Joseph Adelman - Framingham State University
Joseph Adelman is assistant professor of history at Framingham State University and assistant editor for digital initiatives at the Omohundro Institute of Early American History and Culture. He has written several articles on printers during the Revolution, and his book, Revolutionary Networks: The Business and Politics of Printing, 1763–1789, was published by Johns Hopkins University Press in 2019. Adelman was is also a former fellow of the American Antiquarian Society.

 

Scott E. Casper - AAS
Scott Casper is the president at AAS. A historian of the nineteenth-century United States, he has been associated with AAS for three decades, beginning as a Peterson Fellow in 1990. Before joining AAS he served as dean of the College of Arts, Humanities, and Social Sciences and professor of history at the University of Maryland, Baltimore County, and as Foundation Professor of history at the University of Nevada, Reno. Scott is the author of Sarah Johnson’s Mount Vernon: The Forgotten History of an American Shrine (2008) and Constructing American Lives: Biography and Culture in Nineteenth-Century America (1999), which won the book prize of the Society for the History of Authorship, Reading, and Publishing. Scott has worked extensively with K-12 educators through the Mount Vernon Ladies’ Association, the Center for Civic Education, and the Northern Nevada Teaching American History Project, and he has been on the faculty of Rare Book School since 2017. He holds an A.B. in history from Princeton University and his M.A., M.Phil., and Ph.D. from Yale University.

 

Vincent Golden - AAS
Vince Golden is the curator of newspapers and periodicals at AAS. He provides reference service to the collection as well as builds and improves access to it. Vince also works with the other curators towards collection development and coordination of multi-collection projects. He was formerly the special collections/reference librarian at the Paul V. Galvin Library at the Illinois Institute of Technology in Chicago and worked in the office of Special Collections Administration for several years at the University of Illinois, Urbana-Champaign. He received his M.S.L.I.S. from the University of Illinois, Urbana-Champaign.

 

Gary Gregory - The Printing Office of Edes & Gill
Gary Gregory is the Executive Director and Print Master at The Printing Office of Edes & Gill. In 2005 Gary acquired his wooden English Common Printing Press from the Colonial Williamsburg Historic Trades Department. The press was promptly transported back to Boston but not before the Printers at CWF were kind enough to offer a couple of training days on printing basics to Mr. Gregory Colonial Williamsburg, Mr. Gregory has done extensive research into colonial printing equipment and methods. He demonstrated the trade for more than a year on his colonial printing press at the Museum of Printing in North Andover, Massachusetts, where he also taught full-day, hands-on seminars. Gary is also the founder of Lessons on Liberty, which provides walking tours of Boston’s Freedom Trail. He has reenacted the Battle of Lexington and Concord, the Battle of Monmouth, etc.

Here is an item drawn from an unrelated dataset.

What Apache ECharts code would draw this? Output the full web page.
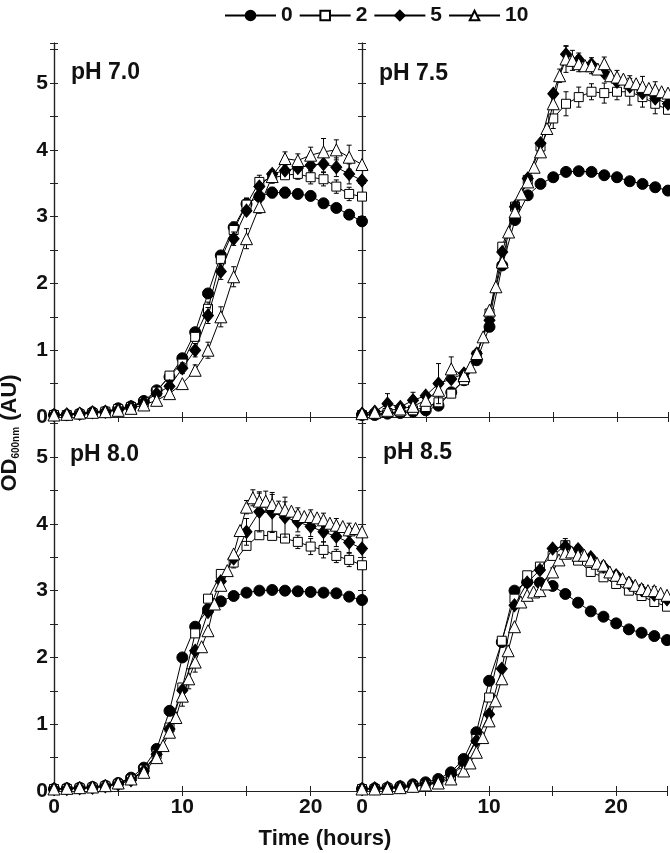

He is a member of the 10th Massachusetts Continental Regiment, a group known for its historical accuracy.

 

Lauren B. Hewes - AAS
Lauren Hewes is the vice president for collections at AAS. She builds and cares for the Society's collections of prints, broadsides, ephemera, and photographs and works with the curatorial team, the Center for Historic American Visual Culture (CHAViC), our fellows, and outside scholars to make connections between American history and the visual resources of the Society. Lauren has previously held positions at the Print Council of America, the National Park Service, and the Shelburne Museum, and she has published widely on American printmaking and portraiture. She has a B.S. from Ithaca College and an M.A. in Art History from Williams College.

 

Vanessa Holden - University of Kentucky
Dr. Vanessa Holden received her Ph.D. in African American and Women's and Gender History from Rutgers University. She currently has a dual appointment in both the Department of History and African American and Africana Studies at the University of Kentucky. Her research focuses on African American women and slavery in the antebellum South. Her areas of interest are the history resistance and rebellion, gender history, and the history of sex/sexuality. She offers courses in American History, African American History, and African American Studies.

 

Elizabeth Watts Pope - AAS
Elizabeth Pope is curator of books and digitized collections at AAS. Her goal is to connect people to their history by providing access to printed and digitized sources, especially focusing on under-documented groups. Elizabeth promotes, makes accessible, and builds upon the strengths of the Society’s unparalleled collection of early American books and pamphlets. She works closely with digitization partners to make AAS collection material as widely available as possible. Her previous position at the Society was as the head of readers' services; prior to that she worked in acquisitions at AAS and in the archives at the Dodd Center at the University of Connecticut. She has an M.A. in History from the University of Connecticut.